[begin PROVIDED ENTRIES]
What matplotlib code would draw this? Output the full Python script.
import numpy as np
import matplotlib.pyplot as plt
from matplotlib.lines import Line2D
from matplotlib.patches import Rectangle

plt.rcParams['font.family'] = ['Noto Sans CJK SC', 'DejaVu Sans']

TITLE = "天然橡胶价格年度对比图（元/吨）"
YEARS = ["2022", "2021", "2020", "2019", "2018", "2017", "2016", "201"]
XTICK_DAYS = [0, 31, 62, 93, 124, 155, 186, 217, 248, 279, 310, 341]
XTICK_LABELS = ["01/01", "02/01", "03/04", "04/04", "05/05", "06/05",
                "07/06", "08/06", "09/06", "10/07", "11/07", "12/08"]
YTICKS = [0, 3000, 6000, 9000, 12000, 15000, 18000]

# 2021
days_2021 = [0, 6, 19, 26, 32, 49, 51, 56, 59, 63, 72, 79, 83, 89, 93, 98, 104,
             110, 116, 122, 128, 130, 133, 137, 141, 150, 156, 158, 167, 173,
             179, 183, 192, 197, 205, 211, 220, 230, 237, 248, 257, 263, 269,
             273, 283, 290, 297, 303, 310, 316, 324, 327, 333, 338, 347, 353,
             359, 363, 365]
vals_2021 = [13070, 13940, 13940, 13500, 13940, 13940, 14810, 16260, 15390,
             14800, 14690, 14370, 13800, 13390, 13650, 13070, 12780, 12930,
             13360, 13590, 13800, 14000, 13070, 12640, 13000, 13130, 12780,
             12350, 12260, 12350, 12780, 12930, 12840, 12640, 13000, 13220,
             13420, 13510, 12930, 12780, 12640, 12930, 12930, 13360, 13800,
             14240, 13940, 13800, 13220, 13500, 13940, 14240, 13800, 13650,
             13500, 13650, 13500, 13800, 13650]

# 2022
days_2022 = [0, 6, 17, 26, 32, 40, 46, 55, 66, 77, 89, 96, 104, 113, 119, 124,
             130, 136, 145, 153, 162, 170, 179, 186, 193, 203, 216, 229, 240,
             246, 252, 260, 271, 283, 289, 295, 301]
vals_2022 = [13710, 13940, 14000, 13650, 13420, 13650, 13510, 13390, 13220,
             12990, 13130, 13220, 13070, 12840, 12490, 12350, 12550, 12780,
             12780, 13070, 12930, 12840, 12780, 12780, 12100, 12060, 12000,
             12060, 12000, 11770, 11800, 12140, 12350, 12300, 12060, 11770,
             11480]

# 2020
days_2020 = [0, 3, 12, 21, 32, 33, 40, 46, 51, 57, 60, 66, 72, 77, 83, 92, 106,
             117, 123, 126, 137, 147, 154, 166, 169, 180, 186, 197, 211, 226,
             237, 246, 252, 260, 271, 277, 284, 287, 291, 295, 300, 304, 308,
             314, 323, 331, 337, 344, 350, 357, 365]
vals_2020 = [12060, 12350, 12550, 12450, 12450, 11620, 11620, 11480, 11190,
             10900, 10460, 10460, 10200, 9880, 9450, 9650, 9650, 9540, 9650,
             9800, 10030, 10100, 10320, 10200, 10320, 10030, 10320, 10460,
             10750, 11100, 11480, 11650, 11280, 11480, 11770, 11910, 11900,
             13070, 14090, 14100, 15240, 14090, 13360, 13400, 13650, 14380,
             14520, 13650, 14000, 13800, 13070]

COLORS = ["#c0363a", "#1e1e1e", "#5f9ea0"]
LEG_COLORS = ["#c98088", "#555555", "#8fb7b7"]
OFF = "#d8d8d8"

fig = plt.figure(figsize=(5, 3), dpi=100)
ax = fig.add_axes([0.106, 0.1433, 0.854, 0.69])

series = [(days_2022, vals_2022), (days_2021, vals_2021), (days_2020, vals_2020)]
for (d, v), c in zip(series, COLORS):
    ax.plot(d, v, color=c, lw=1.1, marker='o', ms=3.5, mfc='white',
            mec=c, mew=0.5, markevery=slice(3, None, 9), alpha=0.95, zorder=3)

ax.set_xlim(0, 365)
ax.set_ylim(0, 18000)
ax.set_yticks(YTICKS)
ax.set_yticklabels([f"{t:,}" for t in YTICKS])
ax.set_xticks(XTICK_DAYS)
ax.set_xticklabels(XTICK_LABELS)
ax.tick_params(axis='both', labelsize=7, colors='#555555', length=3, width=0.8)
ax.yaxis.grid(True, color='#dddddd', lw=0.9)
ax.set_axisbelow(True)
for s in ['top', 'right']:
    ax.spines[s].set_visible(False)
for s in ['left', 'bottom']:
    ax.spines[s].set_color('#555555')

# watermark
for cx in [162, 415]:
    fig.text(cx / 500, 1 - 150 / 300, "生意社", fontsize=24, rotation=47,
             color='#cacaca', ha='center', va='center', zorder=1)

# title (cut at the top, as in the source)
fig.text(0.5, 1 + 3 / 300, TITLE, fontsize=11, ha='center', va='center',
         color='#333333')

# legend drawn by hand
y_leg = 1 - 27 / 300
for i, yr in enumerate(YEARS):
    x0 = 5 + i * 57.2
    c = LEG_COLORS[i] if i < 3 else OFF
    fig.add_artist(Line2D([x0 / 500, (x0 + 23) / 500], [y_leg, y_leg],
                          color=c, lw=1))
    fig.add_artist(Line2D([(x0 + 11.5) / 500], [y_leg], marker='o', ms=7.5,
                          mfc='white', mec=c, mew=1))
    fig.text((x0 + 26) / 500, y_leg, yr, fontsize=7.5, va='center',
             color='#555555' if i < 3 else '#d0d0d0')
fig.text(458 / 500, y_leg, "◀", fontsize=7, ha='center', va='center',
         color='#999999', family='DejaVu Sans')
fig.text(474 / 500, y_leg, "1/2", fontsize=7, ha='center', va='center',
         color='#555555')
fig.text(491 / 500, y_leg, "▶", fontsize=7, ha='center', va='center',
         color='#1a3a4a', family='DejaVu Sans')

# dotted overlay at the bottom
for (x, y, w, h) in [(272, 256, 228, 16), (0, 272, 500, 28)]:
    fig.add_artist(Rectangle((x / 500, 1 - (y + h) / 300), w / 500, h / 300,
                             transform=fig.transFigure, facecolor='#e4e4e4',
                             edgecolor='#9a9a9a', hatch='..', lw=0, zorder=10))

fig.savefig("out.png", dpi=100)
[end PROVIDED ENTRIES]
[begin PROVIDED ENTRIES]
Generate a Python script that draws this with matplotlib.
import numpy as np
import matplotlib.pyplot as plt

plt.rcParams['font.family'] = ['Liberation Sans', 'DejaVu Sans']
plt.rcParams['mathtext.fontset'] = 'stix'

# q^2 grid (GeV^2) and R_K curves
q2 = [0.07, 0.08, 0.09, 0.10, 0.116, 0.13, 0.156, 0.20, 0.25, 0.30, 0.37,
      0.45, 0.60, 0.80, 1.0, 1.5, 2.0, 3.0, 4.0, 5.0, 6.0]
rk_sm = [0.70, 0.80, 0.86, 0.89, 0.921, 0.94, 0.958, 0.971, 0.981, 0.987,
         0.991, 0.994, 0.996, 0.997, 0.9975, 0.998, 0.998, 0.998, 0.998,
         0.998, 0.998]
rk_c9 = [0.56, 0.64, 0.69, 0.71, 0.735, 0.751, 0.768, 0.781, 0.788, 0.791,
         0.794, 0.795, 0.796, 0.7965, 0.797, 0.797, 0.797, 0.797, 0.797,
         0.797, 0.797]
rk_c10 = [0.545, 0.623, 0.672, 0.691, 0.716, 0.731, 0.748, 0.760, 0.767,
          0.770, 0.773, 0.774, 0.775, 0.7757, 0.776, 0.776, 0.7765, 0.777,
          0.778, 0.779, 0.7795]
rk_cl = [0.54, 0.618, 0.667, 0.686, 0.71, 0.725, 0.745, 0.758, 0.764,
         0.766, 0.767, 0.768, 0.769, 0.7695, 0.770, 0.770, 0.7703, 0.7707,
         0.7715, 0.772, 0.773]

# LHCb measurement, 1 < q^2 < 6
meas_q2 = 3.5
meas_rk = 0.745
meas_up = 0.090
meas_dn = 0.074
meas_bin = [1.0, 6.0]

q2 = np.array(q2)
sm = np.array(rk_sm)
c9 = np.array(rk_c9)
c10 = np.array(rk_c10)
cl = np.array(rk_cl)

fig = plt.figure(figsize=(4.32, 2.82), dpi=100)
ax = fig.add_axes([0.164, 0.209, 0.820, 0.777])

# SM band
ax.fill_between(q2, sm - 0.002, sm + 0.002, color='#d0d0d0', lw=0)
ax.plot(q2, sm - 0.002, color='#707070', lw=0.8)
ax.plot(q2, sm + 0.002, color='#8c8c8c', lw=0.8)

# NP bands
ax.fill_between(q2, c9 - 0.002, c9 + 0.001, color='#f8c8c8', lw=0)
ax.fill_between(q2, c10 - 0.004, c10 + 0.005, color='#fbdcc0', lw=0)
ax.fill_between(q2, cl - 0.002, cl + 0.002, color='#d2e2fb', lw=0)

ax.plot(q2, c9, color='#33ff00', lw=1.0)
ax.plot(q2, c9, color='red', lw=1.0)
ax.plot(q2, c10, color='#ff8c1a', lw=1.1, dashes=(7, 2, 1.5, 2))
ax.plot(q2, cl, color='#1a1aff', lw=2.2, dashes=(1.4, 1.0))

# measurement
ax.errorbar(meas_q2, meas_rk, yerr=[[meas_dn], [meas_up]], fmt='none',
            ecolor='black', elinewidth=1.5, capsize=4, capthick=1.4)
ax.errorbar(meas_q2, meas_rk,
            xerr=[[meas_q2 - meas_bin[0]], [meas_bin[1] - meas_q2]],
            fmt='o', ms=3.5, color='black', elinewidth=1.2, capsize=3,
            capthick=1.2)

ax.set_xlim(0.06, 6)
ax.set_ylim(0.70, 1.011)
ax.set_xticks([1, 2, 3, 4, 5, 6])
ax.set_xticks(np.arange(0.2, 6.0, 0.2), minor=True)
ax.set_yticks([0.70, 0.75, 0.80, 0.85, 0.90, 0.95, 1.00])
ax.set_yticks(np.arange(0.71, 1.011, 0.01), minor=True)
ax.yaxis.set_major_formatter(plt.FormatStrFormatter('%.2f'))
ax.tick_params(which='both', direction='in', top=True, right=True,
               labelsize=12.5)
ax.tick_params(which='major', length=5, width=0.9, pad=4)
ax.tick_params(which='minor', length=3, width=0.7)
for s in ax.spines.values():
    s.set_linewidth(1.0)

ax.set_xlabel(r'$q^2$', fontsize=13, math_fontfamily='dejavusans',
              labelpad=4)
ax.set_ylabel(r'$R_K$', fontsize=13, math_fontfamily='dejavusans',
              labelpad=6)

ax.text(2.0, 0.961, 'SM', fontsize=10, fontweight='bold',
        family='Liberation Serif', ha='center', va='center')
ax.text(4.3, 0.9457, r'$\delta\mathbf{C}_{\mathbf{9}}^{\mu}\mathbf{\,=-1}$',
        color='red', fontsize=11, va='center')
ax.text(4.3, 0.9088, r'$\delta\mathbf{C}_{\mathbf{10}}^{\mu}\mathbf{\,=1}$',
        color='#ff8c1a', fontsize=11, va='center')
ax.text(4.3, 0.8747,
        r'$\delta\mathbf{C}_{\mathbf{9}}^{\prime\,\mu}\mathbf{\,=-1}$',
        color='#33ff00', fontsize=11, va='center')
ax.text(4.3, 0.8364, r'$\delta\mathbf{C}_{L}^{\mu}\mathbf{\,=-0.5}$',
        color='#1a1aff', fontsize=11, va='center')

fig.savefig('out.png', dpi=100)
[end PROVIDED ENTRIES]
[begin PROVIDED ENTRIES]
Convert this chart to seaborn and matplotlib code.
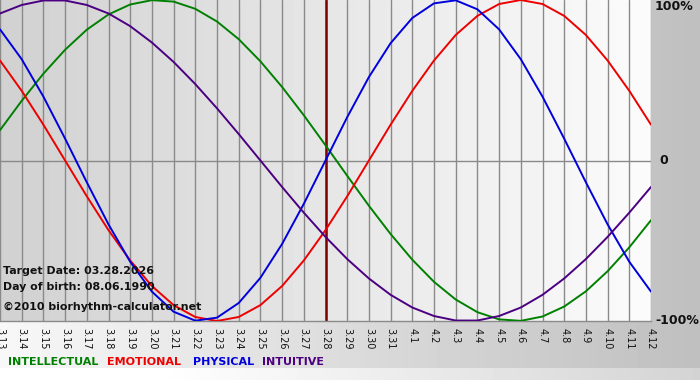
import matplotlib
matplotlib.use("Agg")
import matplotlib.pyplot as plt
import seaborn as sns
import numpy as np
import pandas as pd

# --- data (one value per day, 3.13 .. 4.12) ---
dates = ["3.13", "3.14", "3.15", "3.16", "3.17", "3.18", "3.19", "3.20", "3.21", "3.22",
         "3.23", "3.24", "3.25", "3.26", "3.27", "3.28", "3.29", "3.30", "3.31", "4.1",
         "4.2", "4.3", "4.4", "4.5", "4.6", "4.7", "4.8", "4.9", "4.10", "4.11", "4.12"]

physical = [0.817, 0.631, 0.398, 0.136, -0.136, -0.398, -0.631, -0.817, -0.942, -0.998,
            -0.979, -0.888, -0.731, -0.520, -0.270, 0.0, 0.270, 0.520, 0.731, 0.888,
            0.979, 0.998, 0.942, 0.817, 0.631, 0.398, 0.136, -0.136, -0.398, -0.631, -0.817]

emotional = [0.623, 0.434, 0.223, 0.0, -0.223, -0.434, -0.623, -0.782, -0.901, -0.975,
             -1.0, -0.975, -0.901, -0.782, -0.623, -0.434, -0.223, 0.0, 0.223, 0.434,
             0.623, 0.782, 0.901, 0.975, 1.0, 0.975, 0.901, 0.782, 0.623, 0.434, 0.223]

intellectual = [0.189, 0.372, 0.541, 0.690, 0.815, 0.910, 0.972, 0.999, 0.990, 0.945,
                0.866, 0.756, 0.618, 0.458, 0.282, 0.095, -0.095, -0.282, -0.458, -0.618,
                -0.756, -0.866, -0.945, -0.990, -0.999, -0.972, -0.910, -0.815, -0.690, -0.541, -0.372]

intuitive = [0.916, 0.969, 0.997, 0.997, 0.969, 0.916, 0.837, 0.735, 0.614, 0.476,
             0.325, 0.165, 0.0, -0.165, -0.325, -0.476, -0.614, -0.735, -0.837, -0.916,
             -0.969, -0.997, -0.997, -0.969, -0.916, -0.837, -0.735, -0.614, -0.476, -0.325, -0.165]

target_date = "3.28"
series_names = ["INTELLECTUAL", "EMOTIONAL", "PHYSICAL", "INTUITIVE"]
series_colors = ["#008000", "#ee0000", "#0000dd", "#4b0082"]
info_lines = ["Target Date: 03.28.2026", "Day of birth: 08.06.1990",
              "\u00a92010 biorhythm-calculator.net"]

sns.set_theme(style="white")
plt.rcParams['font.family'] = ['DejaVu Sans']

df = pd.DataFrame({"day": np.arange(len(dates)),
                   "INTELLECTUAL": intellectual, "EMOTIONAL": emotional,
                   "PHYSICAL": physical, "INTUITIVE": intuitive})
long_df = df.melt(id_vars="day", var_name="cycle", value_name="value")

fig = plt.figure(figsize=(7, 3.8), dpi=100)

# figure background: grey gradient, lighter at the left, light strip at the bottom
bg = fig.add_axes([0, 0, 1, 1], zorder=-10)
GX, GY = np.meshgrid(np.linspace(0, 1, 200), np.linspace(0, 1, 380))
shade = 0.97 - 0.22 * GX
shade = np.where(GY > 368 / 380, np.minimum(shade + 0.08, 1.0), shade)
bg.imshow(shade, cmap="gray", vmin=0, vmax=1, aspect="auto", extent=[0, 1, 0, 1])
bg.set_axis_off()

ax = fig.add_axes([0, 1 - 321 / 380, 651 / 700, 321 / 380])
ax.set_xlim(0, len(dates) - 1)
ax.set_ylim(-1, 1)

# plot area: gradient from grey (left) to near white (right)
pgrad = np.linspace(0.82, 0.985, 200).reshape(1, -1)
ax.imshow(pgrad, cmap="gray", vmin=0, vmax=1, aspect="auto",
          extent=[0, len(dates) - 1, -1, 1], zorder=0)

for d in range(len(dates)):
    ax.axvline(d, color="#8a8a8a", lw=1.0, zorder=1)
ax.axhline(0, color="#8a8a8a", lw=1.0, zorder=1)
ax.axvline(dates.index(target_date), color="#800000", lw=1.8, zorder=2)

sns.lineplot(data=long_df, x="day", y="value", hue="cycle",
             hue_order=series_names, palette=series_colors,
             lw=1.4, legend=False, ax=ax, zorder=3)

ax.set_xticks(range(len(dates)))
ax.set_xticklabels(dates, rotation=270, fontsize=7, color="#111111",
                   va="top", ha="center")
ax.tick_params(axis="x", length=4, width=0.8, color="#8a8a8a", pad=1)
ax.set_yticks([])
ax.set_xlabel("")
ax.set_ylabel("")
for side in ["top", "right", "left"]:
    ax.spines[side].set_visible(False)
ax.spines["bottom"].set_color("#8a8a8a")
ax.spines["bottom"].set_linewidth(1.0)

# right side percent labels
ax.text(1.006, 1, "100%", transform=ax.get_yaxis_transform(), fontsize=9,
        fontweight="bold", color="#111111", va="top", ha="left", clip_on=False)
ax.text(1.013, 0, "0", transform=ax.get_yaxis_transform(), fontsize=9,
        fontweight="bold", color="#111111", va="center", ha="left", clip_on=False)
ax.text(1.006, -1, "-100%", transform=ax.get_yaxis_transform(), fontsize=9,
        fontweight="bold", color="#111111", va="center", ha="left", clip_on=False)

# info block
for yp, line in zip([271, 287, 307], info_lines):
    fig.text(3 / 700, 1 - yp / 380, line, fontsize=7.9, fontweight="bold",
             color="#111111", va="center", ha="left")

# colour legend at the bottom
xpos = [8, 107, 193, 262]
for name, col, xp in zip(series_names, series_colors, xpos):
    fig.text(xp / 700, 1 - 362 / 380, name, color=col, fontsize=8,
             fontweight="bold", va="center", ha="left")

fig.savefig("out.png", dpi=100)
[end PROVIDED ENTRIES]
WHAT YOU NEED TO DO: Reproduce word for word the material above, beginning with the line that contains "Generate a Python" and ending with the line that contains "ax.plot(q2, sm +".

REPLY TO THE TASK:
Generate a Python script that draws this with matplotlib.
import numpy as np
import matplotlib.pyplot as plt

plt.rcParams['font.family'] = ['Liberation Sans', 'DejaVu Sans']
plt.rcParams['mathtext.fontset'] = 'stix'

# q^2 grid (GeV^2) and R_K curves
q2 = [0.07, 0.08, 0.09, 0.10, 0.116, 0.13, 0.156, 0.20, 0.25, 0.30, 0.37,
      0.45, 0.60, 0.80, 1.0, 1.5, 2.0, 3.0, 4.0, 5.0, 6.0]
rk_sm = [0.70, 0.80, 0.86, 0.89, 0.921, 0.94, 0.958, 0.971, 0.981, 0.987,
         0.991, 0.994, 0.996, 0.997, 0.9975, 0.998, 0.998, 0.998, 0.998,
         0.998, 0.998]
rk_c9 = [0.56, 0.64, 0.69, 0.71, 0.735, 0.751, 0.768, 0.781, 0.788, 0.791,
         0.794, 0.795, 0.796, 0.7965, 0.797, 0.797, 0.797, 0.797, 0.797,
         0.797, 0.797]
rk_c10 = [0.545, 0.623, 0.672, 0.691, 0.716, 0.731, 0.748, 0.760, 0.767,
          0.770, 0.773, 0.774, 0.775, 0.7757, 0.776, 0.776, 0.7765, 0.777,
          0.778, 0.779, 0.7795]
rk_cl = [0.54, 0.618, 0.667, 0.686, 0.71, 0.725, 0.745, 0.758, 0.764,
         0.766, 0.767, 0.768, 0.769, 0.7695, 0.770, 0.770, 0.7703, 0.7707,
         0.7715, 0.772, 0.773]

# LHCb measurement, 1 < q^2 < 6
meas_q2 = 3.5
meas_rk = 0.745
meas_up = 0.090
meas_dn = 0.074
meas_bin = [1.0, 6.0]

q2 = np.array(q2)
sm = np.array(rk_sm)
c9 = np.array(rk_c9)
c10 = np.array(rk_c10)
cl = np.array(rk_cl)

fig = plt.figure(figsize=(4.32, 2.82), dpi=100)
ax = fig.add_axes([0.164, 0.209, 0.820, 0.777])

# SM band
ax.fill_between(q2, sm - 0.002, sm + 0.002, color='#d0d0d0', lw=0)
ax.plot(q2, sm - 0.002, color='#707070', lw=0.8)
ax.plot(q2, sm + 0.002, color='#8c8c8c', lw=0.8)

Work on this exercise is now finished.